## GOAL OF THE EXERCISE
Go through the records below from the first line and print each one exactly, stopping after the line that contains "linewidth=2.6, saturation=1, ax=ax, zorder=3)". Do not print pictures or anything past that line.

## DATA FOR THIS EXERCISE
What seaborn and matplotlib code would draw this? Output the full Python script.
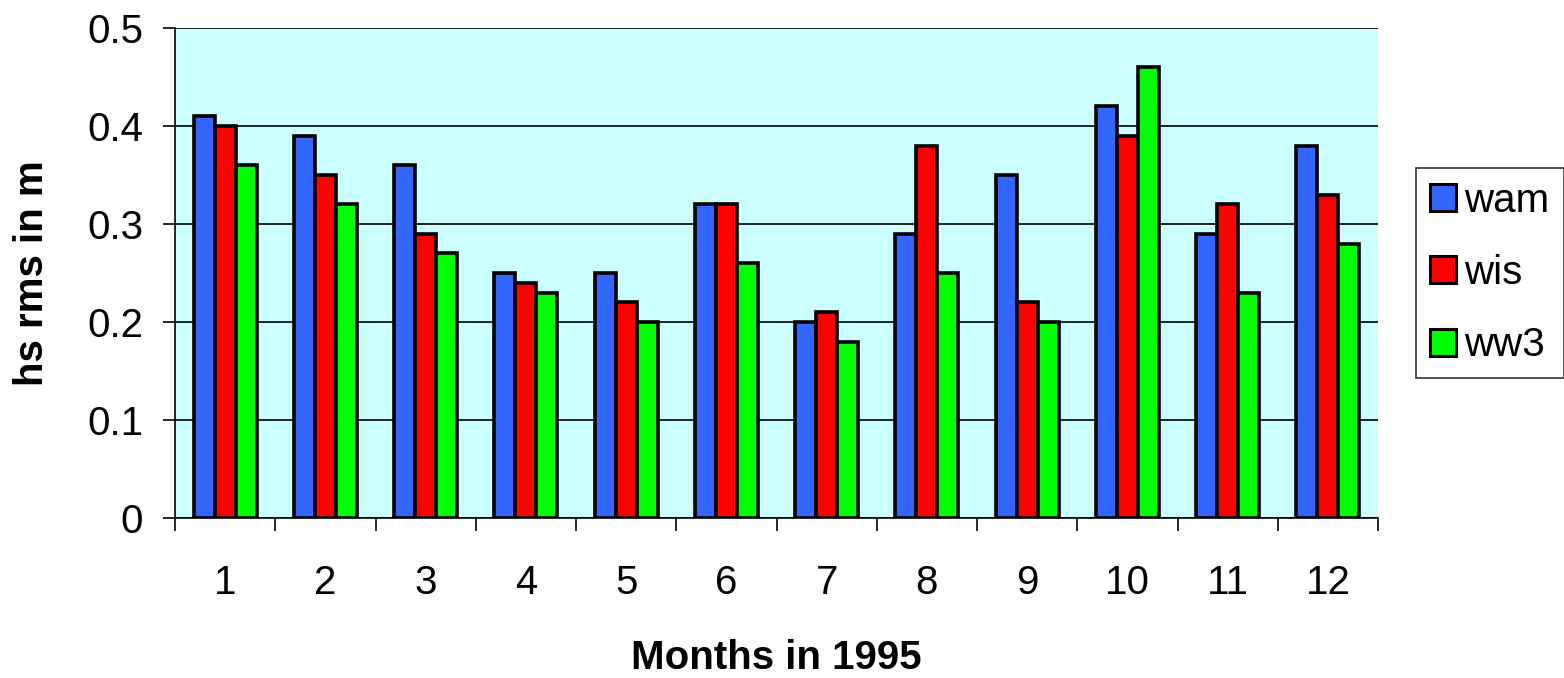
import matplotlib
matplotlib.use("Agg")
import matplotlib.pyplot as plt
import numpy as np
import pandas as pd
import seaborn as sns

# -------------------------------
# DATA
# -------------------------------
months = ["1", "2", "3", "4", "5", "6", "7", "8", "9", "10", "11", "12"]
wam = [0.41, 0.39, 0.36, 0.25, 0.25, 0.32, 0.20, 0.29, 0.35, 0.42, 0.29, 0.38]
wis = [0.40, 0.35, 0.29, 0.24, 0.22, 0.32, 0.21, 0.38, 0.22, 0.39, 0.32, 0.33]
ww3 = [0.36, 0.32, 0.27, 0.23, 0.20, 0.26, 0.18, 0.25, 0.20, 0.46, 0.23, 0.28]
models = ["wam", "wis", "ww3"]
colors = ["#3366FF", "#FF0000", "#00FF00"]

df = pd.DataFrame({"month": months, "wam": wam, "wis": wis, "ww3": ww3})
df = df.melt(id_vars="month", var_name="model", value_name="rms")

# -------------------------------
# PLOT
# -------------------------------
sns.set_style("white")
plt.rcParams["font.family"] = ["Liberation Sans", "DejaVu Sans"]
plt.rcParams["text.color"] = "black"
plt.rcParams["axes.labelcolor"] = "black"
plt.rcParams["xtick.color"] = "black"
plt.rcParams["ytick.color"] = "black"

fig = plt.figure(figsize=(15.64, 6.78), dpi=100)
ax = fig.add_axes([175 / 1564, 1 - 518 / 678, (1378 - 175) / 1564, (518 - 28) / 678])
ax.set_facecolor("#CCFFFF")

sns.barplot(data=df, x="month", y="rms", hue="model", hue_order=models,
            order=months, palette=colors, width=0.63, edgecolor="black",
            linewidth=2.6, saturation=1, ax=ax, zorder=3)

ax.set_ylim(0, 0.5)
ax.set_xlim(-0.5, len(months) - 0.5)
ax.set_yticks(np.arange(0, 0.51, 0.1))
ax.set_yticklabels(["0", "0.1", "0.2", "0.3", "0.4", "0.5"])
ax.yaxis.grid(True, color="black", linewidth=1.2, zorder=0)
ax.set_axisbelow(True)

# group boundary ticks on the x axis
ax.set_xticks(np.arange(-0.5, len(months), 1.0), minor=True)
ax.tick_params(axis="x", which="major", length=0, pad=33, labelsize=29)
ax.tick_params(axis="x", which="minor", length=9, width=1.2, color="black",
               direction="out", bottom=True)
ax.tick_params(axis="y", length=9, width=1.2, color="black", direction="out",
               left=True, pad=14, labelsize=29)

for side in ["top", "right"]:
    ax.spines[side].set_visible(False)
for side in ["left", "bottom"]:
    ax.spines[side].set_color("black")
    ax.spines[side].set_linewidth(1.2)

ax.set_xlabel("Months in 1995", fontsize=29, fontweight="bold", labelpad=27)
ax.set_ylabel("hs rms in m", fontsize=29, fontweight="bold", labelpad=26)

leg = ax.legend(loc="center left", bbox_to_anchor=(1.0316, 0.5), fontsize=29,
                frameon=True, fancybox=False, edgecolor="black",
                handlelength=0.65, handleheight=0.65, handletextpad=0.2,
                labelspacing=0.85, borderpad=0.35, borderaxespad=0)
leg.get_frame().set_linewidth(1.2)
for h in leg.legend_handles:
    h.set_edgecolor("black")
    h.set_linewidth(2.2)

fig.savefig("out.png", dpi=100)
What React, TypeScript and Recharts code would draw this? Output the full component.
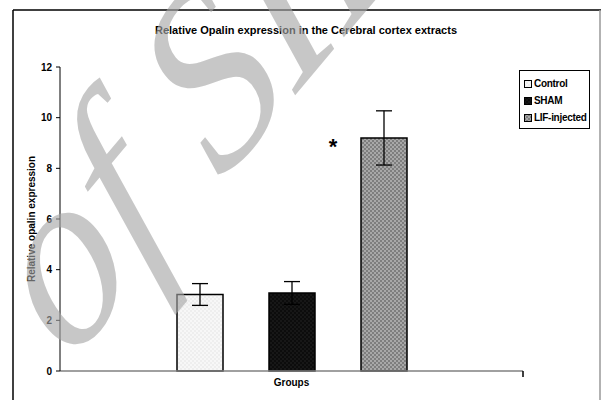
import React from 'react';
import {
  BarChart,
  Bar,
  XAxis,
  YAxis,
  ErrorBar,
  Legend,
  LabelList,
} from 'recharts';

// values
const groups = ['Groups'];
const controlMean = [3.02];
const controlSem = [0.43];
const shamMean = [3.08];
const shamSem = [0.45];
const lifMean = [9.2];
const lifSem = [1.07];
const yTicks = [0, 2, 4, 6, 8, 10, 12];

const seriesNames = ['Control', 'SHAM', 'LIF-injected'];

const data = groups.map((g, i) => ({
  group: g,
  control: controlMean[i],
  controlErr: controlSem[i],
  sham: shamMean[i],
  shamErr: shamSem[i],
  lif: lifMean[i],
  lifErr: lifSem[i],
}));

const font = 'Arial, "Liberation Sans", sans-serif';

const legendSwatch = ['url(#patControl)', 'url(#patSham)', 'url(#patLif)'];

function LegendBox() {
  return (
    <div
      style={{
        border: '1px solid #000',
        background: '#fff',
        padding: '4px 0 2px 4px',
        fontFamily: font,
        fontWeight: 'bold',
        fontSize: 10,
        lineHeight: '17px',
        boxSizing: 'border-box',
        width: 71,
        textAlign: 'left',
      }}
    >
      {seriesNames.map((name, i) => (
        <div key={name} style={{ display: 'flex', alignItems: 'center', whiteSpace: 'nowrap' }}>
          <svg width={8} height={8} style={{ marginRight: 2 }}>
            <rect x={0.5} y={0.5} width={7} height={7} fill={legendSwatch[i]} stroke="#000" />
          </svg>
          <span style={{ letterSpacing: -0.3 }}>{name}</span>
        </div>
      ))}
    </div>
  );
}

function Star(props: any) {
  const { x, y } = props;
  return (
    <text
      x={x - 28}
      y={y + 16}
      textAnchor="middle"
      fontFamily={font}
      fontWeight="bold"
      fontSize={22}
      fill="#000"
    >
      *
    </text>
  );
}

export default function App() {
  return (
    <div style={{ position: 'absolute', left: 0, top: 0, width: 601, height: 400, background: '#fff' }}>
      <BarChart
        width={601}
        height={400}
        data={data}
        margin={{ top: 67, right: 78, bottom: 0, left: 0 }}
        barSize={46}
        barGap={46}
      >
        <defs>
          <pattern id="patControl" width={4} height={4} patternUnits="userSpaceOnUse">
            <rect width={4} height={4} fill="#f7f7f7" />
            <circle cx={1} cy={1} r={0.8} fill="#e4e4e4" />
            <circle cx={3} cy={3} r={0.8} fill="#e4e4e4" />
          </pattern>
          <pattern id="patSham" width={4} height={4} patternUnits="userSpaceOnUse">
            <rect width={4} height={4} fill="#0c0c0c" />
            <circle cx={1} cy={1} r={0.7} fill="#2a2a2a" />
            <circle cx={3} cy={3} r={0.7} fill="#2a2a2a" />
          </pattern>
          <pattern id="patLif" width={4} height={4} patternUnits="userSpaceOnUse">
            <rect width={4} height={4} fill="#a8a8a8" />
            <rect x={0} y={0} width={2} height={2} fill="#7e7e7e" />
            <rect x={2} y={2} width={2} height={2} fill="#7e7e7e" />
          </pattern>
        </defs>
        <XAxis
          dataKey="group"
          height={29}
          tick={false}
          tickLine={false}
          axisLine={{ stroke: '#808080', strokeWidth: 1.5 }}
          label={{
            value: 'Groups',
            position: 'insideTop',
            offset: 8,
            style: { fontFamily: font, fontWeight: 'bold', fontSize: 10, fill: '#000' },
          }}
        />
        <YAxis
          width={60}
          domain={[0, 12]}
          ticks={yTicks}
          interval={0}
          tickSize={4}
          tickMargin={4}
          axisLine={{ stroke: '#000', strokeWidth: 1 }}
          tickLine={{ stroke: '#000' }}
          tick={{ fontFamily: font, fontWeight: 'bold', fontSize: 10, fill: '#000' }}
          label={{
            value: 'Relative opalin expression',
            angle: -90,
            position: 'insideLeft',
            offset: 31,
            style: {
              textAnchor: 'middle',
              fontFamily: font,
              fontWeight: 'bold',
              fontSize: 10,
              fill: '#000',
            },
          }}
        />
        <Legend
          layout="horizontal"
          align="center"
          verticalAlign="middle"
          content={<LegendBox />}
          wrapperStyle={{ left: 519, top: 70, width: 71 }}
        />
        <Bar dataKey="control" name="Control" fill="url(#patControl)" stroke="#000" strokeWidth={1.5} isAnimationActive={false}>
          <ErrorBar dataKey="controlErr" width={8} stroke="#000" strokeWidth={1.3} />
        </Bar>
        <Bar dataKey="sham" name="SHAM" fill="url(#patSham)" stroke="#000" strokeWidth={1.5} isAnimationActive={false}>
          <ErrorBar dataKey="shamErr" width={8} stroke="#000" strokeWidth={1.3} />
        </Bar>
        <Bar dataKey="lif" name="LIF-injected" fill="url(#patLif)" stroke="#000" strokeWidth={1.5} isAnimationActive={false}>
          <ErrorBar dataKey="lifErr" width={8} stroke="#000" strokeWidth={1.3} />
          <LabelList dataKey="lif" content={<Star />} />
        </Bar>
      </BarChart>
      <svg
        width={601}
        height={400}
        style={{ position: 'absolute', left: 0, top: 0, pointerEvents: 'none' }}
      >
        <line x1={13} y1={400} x2={13} y2={10} stroke="#000" strokeWidth={1.5} />
        <line x1={13} y1={10} x2={601} y2={10} stroke="#000" strokeWidth={1.5} />
        <line x1={600} y1={10} x2={600} y2={400} stroke="#999" strokeWidth={1.5} />
        <line x1={523} y1={371} x2={523} y2={377} stroke="#000" strokeWidth={1.5} />
        <text
          x={306}
          y={34}
          textAnchor="middle"
          fontFamily={font}
          fontWeight="bold"
          fontSize={11}
          fill="#000"
        >
          Relative Opalin expression in the Cerebral cortex extracts
        </text>
        <g transform="translate(68 366) rotate(-50) skewX(-12)">
          <text
            x={0}
            y={0}
            fontFamily='"Liberation Serif", serif'
            fontStyle="italic"
            fontSize={232}
            fill="#a6a6a6"
            opacity={0.62}
          >
            of SID
          </text>
        </g>
      </svg>
    </div>
  );
}
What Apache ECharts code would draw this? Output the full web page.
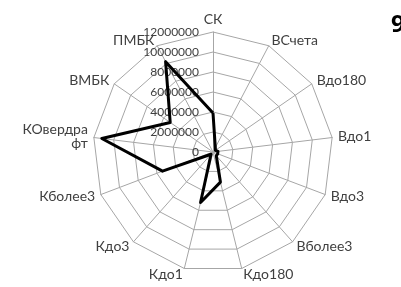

## COMPLETE RESPONSE
What seaborn and matplotlib code would draw this? Output the full Python script.
import matplotlib
matplotlib.use("Agg")
import matplotlib.pyplot as plt
import numpy as np
import pandas as pd
import seaborn as sns

# -------------------------------
# DATA
# -------------------------------
months = ["1", "2", "3", "4", "5", "6", "7", "8", "9", "10", "11", "12"]
wam = [0.41, 0.39, 0.36, 0.25, 0.25, 0.32, 0.20, 0.29, 0.35, 0.42, 0.29, 0.38]
wis = [0.40, 0.35, 0.29, 0.24, 0.22, 0.32, 0.21, 0.38, 0.22, 0.39, 0.32, 0.33]
ww3 = [0.36, 0.32, 0.27, 0.23, 0.20, 0.26, 0.18, 0.25, 0.20, 0.46, 0.23, 0.28]
models = ["wam", "wis", "ww3"]
colors = ["#3366FF", "#FF0000", "#00FF00"]

df = pd.DataFrame({"month": months, "wam": wam, "wis": wis, "ww3": ww3})
df = df.melt(id_vars="month", var_name="model", value_name="rms")

# -------------------------------
# PLOT
# -------------------------------
sns.set_style("white")
plt.rcParams["font.family"] = ["Liberation Sans", "DejaVu Sans"]
plt.rcParams["text.color"] = "black"
plt.rcParams["axes.labelcolor"] = "black"
plt.rcParams["xtick.color"] = "black"
plt.rcParams["ytick.color"] = "black"

fig = plt.figure(figsize=(15.64, 6.78), dpi=100)
ax = fig.add_axes([175 / 1564, 1 - 518 / 678, (1378 - 175) / 1564, (518 - 28) / 678])
ax.set_facecolor("#CCFFFF")

sns.barplot(data=df, x="month", y="rms", hue="model", hue_order=models,
            order=months, palette=colors, width=0.63, edgecolor="black",
            linewidth=2.6, saturation=1, ax=ax, zorder=3)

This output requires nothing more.